Появление человека в роли собаки в контексте актуального искусства произошло в перформансах Вали Экспорт — однако, множественные означивания социального, политического, биографического, эстетического контекстов поведения от лица животного могут прочитываться как развитие соц-артистского приема.
В 1990-е также появляется рефлексия медиа, связанная с их превращением в доминирующую среду. Документации акций часто превращаются в полноценный видео-арт; Владислав Мамышев-Монро и Тимур Новиков с компанией изобретают ПТВ (Пиратское телевидение). Одним из медийных апофеозов стала воронежская слава Мамышева-Монро в 1999 году:
«Все воронежские газеты, на протяжении двух недель моего там «официального пребывания, которое иначе как „царствование“ не назовешь, выходили каждый день с разворотами, подробно описывавшими, что, где и как я делал весь предыдущий день». (Вл. Мамышев-Монро. Из письма к Андрею Ковалеву // Российский акционизм. WAM № 28–29)
В перформансе Олега Кулика 1999 года «Белый человек, черная собака» вспышки фотоаппаратов были единственным источником света, позволявшим видеть происходившее.
В определенный момент публике становится трудно воспринимать арт-событие не как исключительно медийное. Например, в случае с перформансом группы «Радек» «Черный верх — белый низ» именно газетный образ вошел в историю российского искусства 1990-х как событие.

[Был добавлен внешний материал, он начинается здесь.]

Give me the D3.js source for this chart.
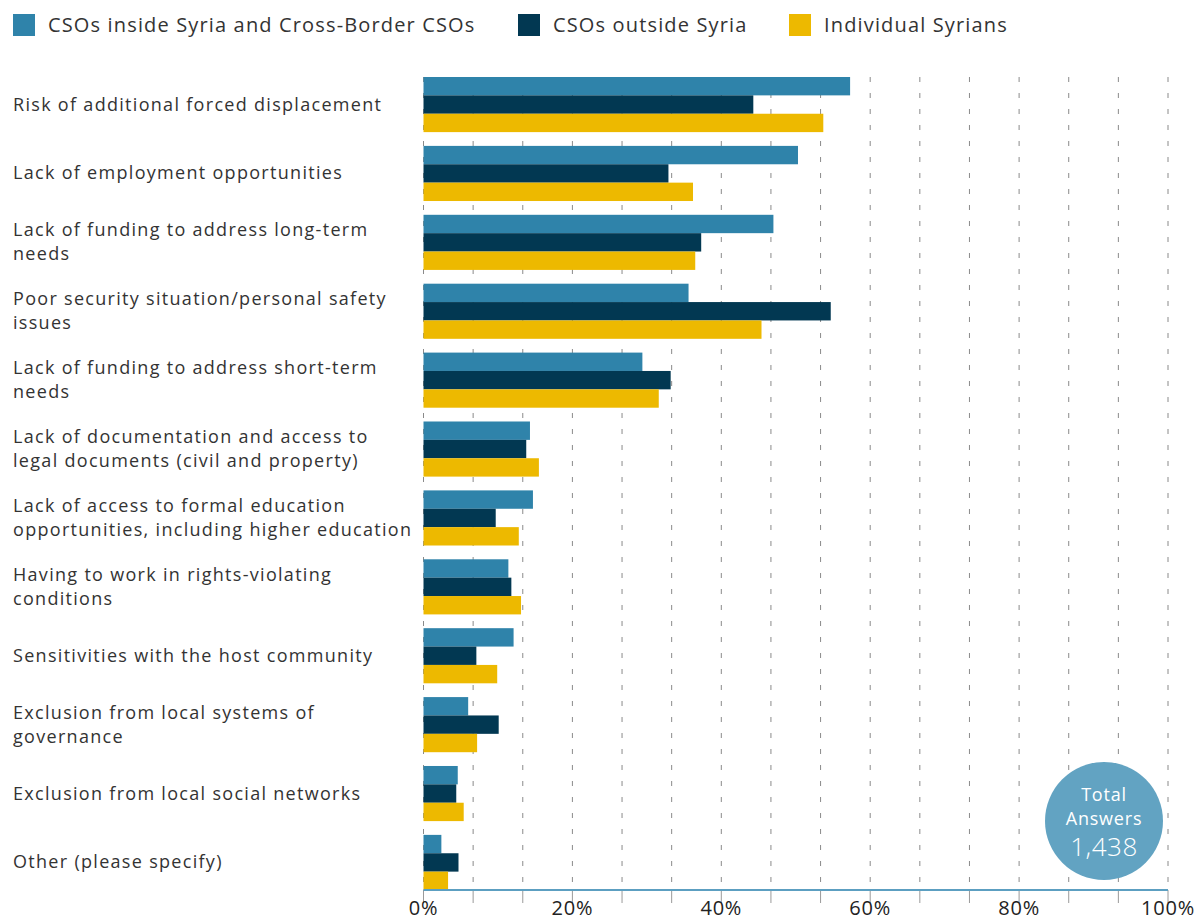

В этой связи интересно, какое развитие в сегодняшнем искусстве получило использование медиасреды. Акции «Профсоюза уличного искусства» и группы «Война» не только документируются: можно предположить, что необходимость документации (обновления сетевого журнала), порождает некоторые из них. В любом случае, важно, что документация акций группы «Война» ведется самими участниками, они сохраняют контроль над организацией медийного события и строят его по принципу скандала. Но среда имеет свои конвенции. У медийного скандала есть недостаток — ему сложно стать социальным событием — то есть трудно вызвать ответный жест зрителя.
Коммуникацию рождает социальное действие, а сделанность документального свидетельства вызывает сомнение в значимости произошедшего.
Несмотря на то, что участники группы «Синие носы» в 2000-е годы тоже выбрали медиа как среду для арт-события, их стратегия, также как и стратегия Олега Кулика более связана с соц-артистскими принципами. Маски «Новых юродивых», шутов, очевидно, очень условны. Роли в разных перформансах «Синих носов» вариативны, а сами работы предполагают зрительскую реакцию, которая, правда, провоцируется комедийными приемами, почти превращаясь в автоматическую. Но присутствие нескольких контекстов, в которых существуют художественные жесты, все же сохраняется.
[1] Этот термин принадлежит Ю. Леваде, многолетнему руководителю коллектива, исследовавшего «советского человека».